One of the most interesting debates in corporate venturing is what stage of investment a corporate should pick. Many choose to invest in early stage companies, because they hope to get a front row seat on the grass roots of innovation. Yet later stage investing can make more sense, as investments can be of a size which can potentially give even a large diversified corporate "skin in the game" in private equity parlance, and the portfolio companies are also likely to be easier for the parent company to do business with.
Yet, arguably, this later-stage form of investment is difficult to do well. For this reason, Germany-based technology company SAP’s corporate venturing unit’s swoop last week into the latest $50m round, at an $800m valuation, backing US-based flash memory company is particularly interesting and this week’s Big Deal.
Violin Memory is attempting to make it cheaper for flash memory to be used for tier one storage, the most important information for enterprises to access quickly. It was reported to be pulling together a flotation for between December and April this year, according to news provider Wall Street Journal (WSJ) in July last year. This means, if the WSJ was right then it looks like Violin’s investment was effectively treated as a short-term alternative to a listing.
Backing a fast-growth company at such a stage can be difficult on a risk-reward basis as the competition to invest in such companies can be high, which pushes up valuations, while also being arguably more of a risk in today’s highly volatile capital markets, as the financial backers can get stuck with a capital-intensive business for a longer period than planned.
So why is SAP investing? Nino Marakovic, chief executive of SAP Ventures, said: "I can’t comment on valuation aside from what you already said yourself: the potential for this company is simply enormous."
Marakovic added : "As you know, SAP Ventures is pursuing financial versus strategic objectives, but our sweet spot are companies that exemplify trends that are disruptive / innovative, and as such will have impact on SAP or its customer base. This is one of them."

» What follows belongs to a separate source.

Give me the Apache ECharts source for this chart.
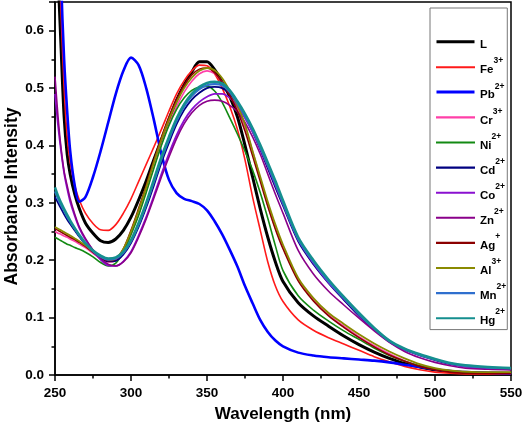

Marakovic said SAP Ventures was interested in backing Violin because it sees the company is potentially transformative to SAP’s enterprise sector. He said: "Violin does have significant strategic impact for SAP. With the HANA in-memory database and the Sybase database assets, clearly there will be impact from tier one storage going to flash and we will be working hard to create stronger relationships between the companies going forward."
SAP Ventures’ late stage focus has given them a better chance of backing influential companies. Its portfolio of current and previous investments include networking website LinkedIn, Linux developer Red Hat, and conferencing company WebEx. It could beViolin Memory is on a similar path to success.